何胜兰想起当年关杨失踪之后,秦意靠着秦家的势力以雷霆手段封住了所有知情人的嘴。整个洛城大学像是失忆了一样再没有人提起过关杨。
曾有个学生不以为意,背后偷偷与人八卦关杨的事,后来不知怎么就传到了秦意的耳朵里。
秦意做了什么没人知道,只知道后来这个学生父亲的生意破产,自己又主动退学,下场不是怎么好。
由此可以看出,秦意最不愿意让人知道的就是他和关杨的那段感情,聚会上那么多人,他碍于脸面隐忍不发也是有可能。
“那另一种可能呢?妈。”关佳蓉扯了扯何胜兰的胳膊,让她接着说。
“另一个可能就像你看到的这样,两个人恩断义绝,再不愿与彼此有任何联系,所以就装作互不相识,若是这样就最好。但这些都只是猜测,究竟如何我们还不清楚,先静观其变,别自乱阵脚。”

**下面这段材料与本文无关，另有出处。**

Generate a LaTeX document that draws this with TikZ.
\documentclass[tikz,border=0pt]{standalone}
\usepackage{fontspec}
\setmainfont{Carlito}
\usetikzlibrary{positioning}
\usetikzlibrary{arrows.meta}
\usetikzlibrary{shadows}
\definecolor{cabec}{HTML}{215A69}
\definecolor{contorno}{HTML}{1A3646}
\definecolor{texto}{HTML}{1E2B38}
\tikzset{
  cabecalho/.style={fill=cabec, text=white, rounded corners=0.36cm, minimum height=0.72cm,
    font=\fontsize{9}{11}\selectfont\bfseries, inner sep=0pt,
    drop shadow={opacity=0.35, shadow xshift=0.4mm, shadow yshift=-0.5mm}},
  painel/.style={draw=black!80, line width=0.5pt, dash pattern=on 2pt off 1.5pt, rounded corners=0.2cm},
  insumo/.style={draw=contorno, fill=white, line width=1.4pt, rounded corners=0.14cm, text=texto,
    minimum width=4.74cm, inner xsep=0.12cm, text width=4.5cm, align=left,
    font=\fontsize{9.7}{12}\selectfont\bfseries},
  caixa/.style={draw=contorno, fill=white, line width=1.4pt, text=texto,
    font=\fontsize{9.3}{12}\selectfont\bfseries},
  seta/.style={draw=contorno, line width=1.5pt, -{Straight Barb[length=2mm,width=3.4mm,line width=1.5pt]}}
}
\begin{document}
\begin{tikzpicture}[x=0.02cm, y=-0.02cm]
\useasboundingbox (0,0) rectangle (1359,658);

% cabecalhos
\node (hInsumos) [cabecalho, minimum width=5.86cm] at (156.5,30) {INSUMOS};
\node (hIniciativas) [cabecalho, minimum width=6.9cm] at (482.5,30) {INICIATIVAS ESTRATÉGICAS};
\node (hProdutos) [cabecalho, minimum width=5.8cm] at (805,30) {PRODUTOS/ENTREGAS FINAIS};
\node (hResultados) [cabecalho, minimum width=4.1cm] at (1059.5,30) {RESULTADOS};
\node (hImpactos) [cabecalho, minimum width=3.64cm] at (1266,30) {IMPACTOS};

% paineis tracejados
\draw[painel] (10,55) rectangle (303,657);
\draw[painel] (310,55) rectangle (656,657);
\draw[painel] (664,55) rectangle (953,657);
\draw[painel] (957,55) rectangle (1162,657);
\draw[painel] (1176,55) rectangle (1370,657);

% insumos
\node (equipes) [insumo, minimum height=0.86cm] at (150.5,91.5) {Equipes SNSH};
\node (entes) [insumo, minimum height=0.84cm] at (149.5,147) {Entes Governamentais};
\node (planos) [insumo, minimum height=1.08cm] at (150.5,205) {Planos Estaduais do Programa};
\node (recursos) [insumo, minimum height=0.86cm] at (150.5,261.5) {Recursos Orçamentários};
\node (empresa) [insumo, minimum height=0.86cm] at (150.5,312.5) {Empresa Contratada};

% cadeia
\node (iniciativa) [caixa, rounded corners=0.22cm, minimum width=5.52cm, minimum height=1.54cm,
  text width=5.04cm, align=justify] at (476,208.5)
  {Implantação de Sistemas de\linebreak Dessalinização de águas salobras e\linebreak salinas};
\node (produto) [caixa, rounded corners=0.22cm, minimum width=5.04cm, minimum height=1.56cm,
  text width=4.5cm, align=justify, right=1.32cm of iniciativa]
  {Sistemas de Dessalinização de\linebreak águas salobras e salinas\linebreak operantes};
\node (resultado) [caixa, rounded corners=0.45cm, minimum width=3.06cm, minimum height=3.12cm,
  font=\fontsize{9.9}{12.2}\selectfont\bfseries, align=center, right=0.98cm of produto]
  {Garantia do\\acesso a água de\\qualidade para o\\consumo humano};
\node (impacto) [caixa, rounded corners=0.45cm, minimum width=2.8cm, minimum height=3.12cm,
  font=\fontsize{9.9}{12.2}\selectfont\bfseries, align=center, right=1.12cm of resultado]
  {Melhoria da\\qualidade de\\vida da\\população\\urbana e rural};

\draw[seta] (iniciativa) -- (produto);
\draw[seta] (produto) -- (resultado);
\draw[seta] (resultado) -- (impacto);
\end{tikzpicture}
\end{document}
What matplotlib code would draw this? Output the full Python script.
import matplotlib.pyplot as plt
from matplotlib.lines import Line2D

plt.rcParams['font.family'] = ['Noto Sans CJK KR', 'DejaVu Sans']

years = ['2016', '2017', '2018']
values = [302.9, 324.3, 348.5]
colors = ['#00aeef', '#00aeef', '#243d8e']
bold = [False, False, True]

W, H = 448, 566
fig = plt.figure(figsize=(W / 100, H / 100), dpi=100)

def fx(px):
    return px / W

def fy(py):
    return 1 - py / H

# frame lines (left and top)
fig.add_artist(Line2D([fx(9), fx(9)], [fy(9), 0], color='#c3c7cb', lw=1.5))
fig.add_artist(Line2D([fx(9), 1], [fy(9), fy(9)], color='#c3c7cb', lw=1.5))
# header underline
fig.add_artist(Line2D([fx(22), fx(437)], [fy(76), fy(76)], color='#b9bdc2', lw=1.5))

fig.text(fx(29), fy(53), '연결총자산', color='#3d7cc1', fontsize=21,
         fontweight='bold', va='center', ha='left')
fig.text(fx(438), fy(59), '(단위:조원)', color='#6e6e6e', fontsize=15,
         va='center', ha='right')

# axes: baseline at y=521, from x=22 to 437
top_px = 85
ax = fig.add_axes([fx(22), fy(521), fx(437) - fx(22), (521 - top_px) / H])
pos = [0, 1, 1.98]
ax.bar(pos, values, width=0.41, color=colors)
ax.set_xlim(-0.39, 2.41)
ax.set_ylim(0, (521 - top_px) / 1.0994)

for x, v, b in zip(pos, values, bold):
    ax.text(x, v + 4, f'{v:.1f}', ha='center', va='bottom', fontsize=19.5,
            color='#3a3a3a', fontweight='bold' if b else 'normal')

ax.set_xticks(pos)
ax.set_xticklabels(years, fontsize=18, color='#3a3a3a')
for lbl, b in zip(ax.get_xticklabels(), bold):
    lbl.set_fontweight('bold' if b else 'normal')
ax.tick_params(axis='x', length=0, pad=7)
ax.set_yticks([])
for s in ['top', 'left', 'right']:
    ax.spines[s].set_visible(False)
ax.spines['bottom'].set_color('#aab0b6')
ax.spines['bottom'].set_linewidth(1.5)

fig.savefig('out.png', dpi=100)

想起晚饭时关涛说让关杨去上班的话,何胜兰面上闪过一丝阴翳,八年前关杨不是她的对手,八年后的今天她也定会让她翻不出浪花来。
“还有,关杨和秦意的关系千万不能让你爸知道,你可别说漏了嘴。”何胜兰叮嘱关佳蓉。
“你放心,这个我知道。”关佳蓉点点头。
关涛这人重利无情,可笑当年关杨失踪,他这个做父亲的毫不知情,连亲生女儿为什么会离家出走都不知道。如今商场上秦意风头正盛,关涛正想找机会贴上去巴结,就更不能让他知道关杨曾经是秦意的女朋友的事。若是让他知道了,关杨和关佳蓉哪个轻哪个重就可想而知了。